Link Posted: 3/17/2005 7:07:27 AM EST
[Last Edit: 3/17/2005 7:08:18 AM EST by MudBug]
I have done "Buff" jobs on a few triggers, 2 HP's, and my CZ 452 turned out fine, infact great, but when I did one on my brand new Encore just 2 days before my javalina hunt I almost screwed myself good. I ended up being able to push off the hammer, which was not good. Luckily I just took it apart and increased the angle on the sear a tiny bit now I have one of the nicest triggers I've ever felt on a T/C pistol. The weird thing is that I barely even touched the sear in the first place, I think it was more the combination of the small amount of polishing I did and the much lighter spring I used didn't put enough pressure against the sear to hold it tight.

But while I have been lucky, I do enjoy the piece of mind I get by just dropping a firearm off to a competent smith and getting back a quality job... sometimes I just can't help myself though, I like to tinker.
Link Posted: 3/17/2005 7:12:06 AM EST


I could probably tell just as many stories about (so called) gunsmiths who couldn't do a trigger job if their life depended on it. (much less actually machine anything).

The last one I met earned the well deserved nickname "hacksaw"

Link Posted: 3/17/2005 7:15:58 AM EST
[Last Edit: 3/17/2005 7:16:32 AM EST by Fat_McNasty]

Originally Posted By Waldo:

I could probably tell just as many stories about (so called) gunsmiths who couldn't do a trigger job if their life depended on it. (much less actually machine anything).

The last one I met earned the well deserved nickname "hacksaw"



LOL I do a lot of rework for customers that took stuff to Hacksmiths (2 in the valley where im at).
You would not beleve the stuff I have seen! Coming out of those shops. EEEKKKK
Link Posted: 3/17/2005 11:21:38 AM EST

Originally Posted By frozenny:
try Rifle Basix...





They have a trigger but no sear for the MKII.

NEF's have probly the worst triggers I have ever had to work on. Or a 10/22 out of the box.
Link Posted: 3/17/2005 11:30:42 AM EST
If you send the rifle back to Ruger, they will fix most anything either for free, or at-cost, IIRC.
I bought a used Ruger MkII that had a loose barrel (when heated to 100deg by the sun, the barrel could rotate freely in the reciever), they sent me a whole new pistol for just the cost of shipping the old one back to them.

Kharn
Link Posted: 3/17/2005 11:31:44 AM EST
I have a Dremel tool, the latest Brownell's catalog, and 16 oz carpenters hamer. Doesn't that mean I can call myself a gunsmith?

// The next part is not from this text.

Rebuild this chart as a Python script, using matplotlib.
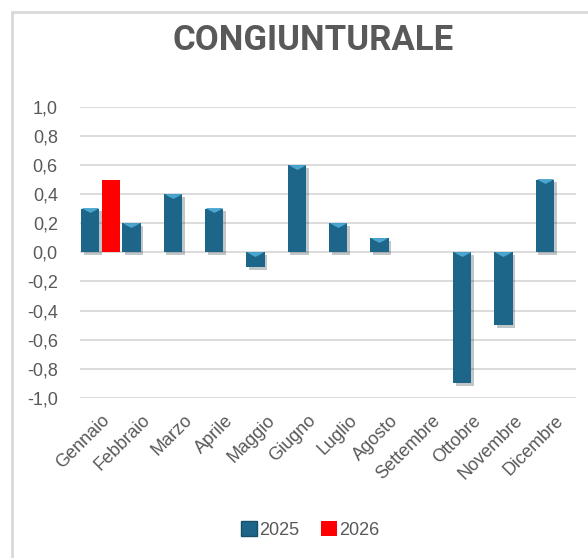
"""Congiunturale: monthly change, 2025 vs 2026 (Excel-style bevel bars)."""

import matplotlib

matplotlib.use("Agg")
import matplotlib.pyplot as plt
import matplotlib.patheffects as pe
import numpy as np
from matplotlib.patches import Patch, Rectangle
from matplotlib.ticker import FuncFormatter

months = ["Gennaio", "Febbraio", "Marzo", "Aprile", "Maggio", "Giugno",
          "Luglio", "Agosto", "Settembre", "Ottobre", "Novembre", "Dicembre"]
values_2025 = [0.3, 0.2, 0.4, 0.3, -0.1, 0.6, 0.2, 0.1, 0.0, -0.9, -0.5, 0.5]
values_2026 = [0.5, np.nan, np.nan, np.nan, np.nan, np.nan,
               np.nan, np.nan, np.nan, np.nan, np.nan, np.nan]
y_ticks = [-1.0, -0.8, -0.6, -0.4, -0.2, 0.0, 0.2, 0.4, 0.6, 0.8, 1.0]

BLUE = "#1d6689"
BLUE_EDGE = "#174f69"
BEVEL = "#4aa6cf"
RED = "#ff0000"
GREY = "#595959"
GRID = "#d9d9d9"

plt.rcParams["font.family"] = ["Liberation Sans", "DejaVu Sans"]

W, H = 588, 558
fig = plt.figure(figsize=(W / 100, H / 100), dpi=100)
ax = fig.add_axes([80 / W, (H - 398) / H, (576 - 80) / W, (398 - 106.7) / H])

x = np.arange(len(months))
width = 0.44
offset = 0.255
shadow = [pe.SimplePatchShadow(offset=(2, -2), alpha=0.25), pe.Normal()]

ax.bar(x - offset, values_2025, width, color=BLUE, edgecolor=BLUE_EDGE,
       linewidth=0, zorder=3, path_effects=shadow)
ax.bar(x + offset, values_2026, width, color=RED, zorder=3)

# bevel highlight along the top edge of each 2025 bar
bevel_marker = [(-1, 0.28), (1, 0.28), (0.55, 0.0), (0, -0.28), (-0.55, 0.0)]
for xi, v in zip(x - offset, values_2025):
    if v == 0:
        continue
    top = max(v, 0.0)
    ax.plot(xi, top - 0.012, marker=bevel_marker, markersize=12.5, color=BEVEL,
            markeredgewidth=0, zorder=4)

ax.set_xlim(-0.5, len(months) - 0.5)
ax.set_ylim(-1.0, 1.0)
ax.set_yticks(y_ticks)
ax.yaxis.set_major_formatter(FuncFormatter(lambda v, _: f"{v:.1f}".replace(".", ",")))
ax.set_xticks(x)
ax.set_xticklabels(months, rotation=45, ha="right", rotation_mode="anchor")
ax.tick_params(axis="both", length=0, labelsize=13, colors=GREY)
ax.tick_params(axis="y", pad=16)
ax.tick_params(axis="x", pad=10)
ax.grid(True, axis="y", color=GRID, linewidth=1.3, zorder=0)
for s in ax.spines.values():
    s.set_visible(False)

fig.text(313 / W, 1 - 40 / H, "CONGIUNTURALE", ha="center", va="center",
         fontsize=25, fontweight="bold", color=GREY, family="Roboto")

handles = [Patch(facecolor=BLUE, edgecolor=BLUE_EDGE), Patch(facecolor=RED)]
fig.legend(handles, ["2025", "2026"], loc="center", bbox_to_anchor=(310 / W, 1 - 530 / H),
           ncol=2, frameon=False, fontsize=13, labelcolor=GREY, handlelength=0.9,
           handleheight=0.9, handletextpad=0.1, columnspacing=1.2)

# chart frame (top and left edges visible)
fig.add_artist(Rectangle((12 / W, -0.1), 1.2, 1.1 - 12 / H, transform=fig.transFigure,
                         fill=False, edgecolor="#d9d9d9", linewidth=2))

fig.savefig("out.png", dpi=100)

Where I live all we have are glorified fieldstrip technians. What i wouldn't give for a decent 'smith within 50 miles driving range.......
Link Posted: 3/17/2005 11:40:15 AM EST

Originally Posted By Kharn:
I bought a used Ruger MkII that had a loose barrel.
Kharn


Man you got lucky. Normaly they are crossthreaded in And/or chips in the threads. Barrel replacement requires cutting off /turning out the old barrel. Chaseing the threads installing the new match blank. Unless you want to twist the action/ strip out the threads.
Link Posted: 3/17/2005 11:48:58 AM EST
A six pack and Dremel tool makes Bubba an instant gunsmith.
Link Posted: 3/17/2005 11:52:55 AM EST
Hold my beer and hand me the cordless Dremel........
Link Posted: 3/17/2005 11:56:17 AM EST
I guess I have been lucky with my home gunsmithing. Having access to my uncle who is a machinist and all of his tools is a plus. The only trouble I have gotten into after doing around 8 trigger jobs on various guns was with a .410 Mossberg pump, I just couldn't figure out how the damn springs went. Luckily that same uncle has a gunsmith who works for him and he brought me in his book showing the proper spring alignment. BTW that gunsmith doesn't do trigger jobs because of insurance costs; it’s just a hobby for him. Oh yea, for those of you who say a Springfield XD's sights can't be changed without a press are wrong, sure it took some heat and some freezing and a couple of dings but it got done
Link Posted: 3/17/2005 2:27:54 PM EST

Originally Posted By Fat_McNasty:
So what is it that gives people courage to start grinding on there trigger and sear?



Beer, and the feeling of power that comes with figuring out how to put the little grinder attachment on the dremel.

Link Posted: 3/17/2005 5:31:06 PM EST

Originally Posted By Stealth:

Originally Posted By Fat_McNasty:
So what is it that gives people courage to start grinding on there trigger and sear?



Beer, and the feeling of power that comes with figuring out how to put the little grinder attachment on the dremel.




And not understanding how the sear / trigger works and how UNSAFE you can make a gun by improperly grinding on it.
Link Posted: 3/17/2005 5:47:37 PM EST
I do most stuff on my firearms, as an outgrowth of my metalworking hobby....so far, so good.

But I'm one that'll read, read, read, measure, read, measure, check, read, measure, check, measure, check, and THEN cut. So far so good.

The most work I'll do for friends is mounting scopes while at the range or when they come over with it before a trip to the range. Nothing else.

Some people are scared to use ANY tools on their firearms, which I find as funny as the beer & dremel "gunsmiths" since it often means they won't do a good job cleaning, and then wonder why their newfangled shootin stick turned into a jam-o-matic.